Every time we send a Greek exchange grantee to the United States, we’re making an investment in your futures, in the role and the confidence that we have in your professional prospects. So I really value this program. I know that Secretary Pompeo and the leadership at the State Department, and our colleagues in Congress, who provide the money, share the importance that we place on this program. What I sometimes have a hard time of conveying in Washington is just how life-changing these experiences can be. And what a pivotal experience they have been for many of you. So I’m very happy that we are continuing to maintain these connections.

I know there are a couple of you who have been part of our Exchange Alumni Grant Programs to do different things, and I’m very happy that we’ve got grants of up to $25,000, and this year, we’re focused in particular on programs that support women’s empowerment.
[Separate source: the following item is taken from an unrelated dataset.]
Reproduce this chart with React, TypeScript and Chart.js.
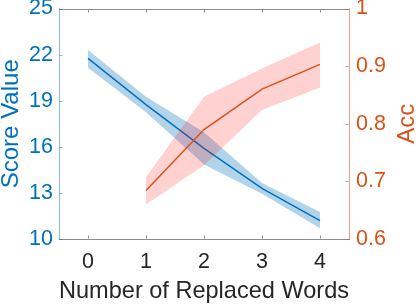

So I hope very much that all of you–I know there are a lot of ideas out there, so Cindy and Jennifer and everybody are here to take them on-board, but please think boldly and let’s figure out how we can work together in this way.

I’m going to wind up. I just again want to thank Artemis, your whole team at Fulbright for the terrific partnership that we’ve enjoyed and all the work that we do between the Fulbright team and the Embassy here.

This is a formula that has proven again and again that it works. So, thank you everybody for being with us this evening. Καλή χρονιά! We’ve got a big 2020 ahead of us, we have a whole lot of momentum. I can’t believe it’s only the 16th of January, but we’re very, very excited about what this year holds for us, and delighted that we’re able to kick off the year as an Embassy by welcoming all of you, who are all, in one way or another, ambassadors for the United States. So, thank you very much. Enjoy the reception!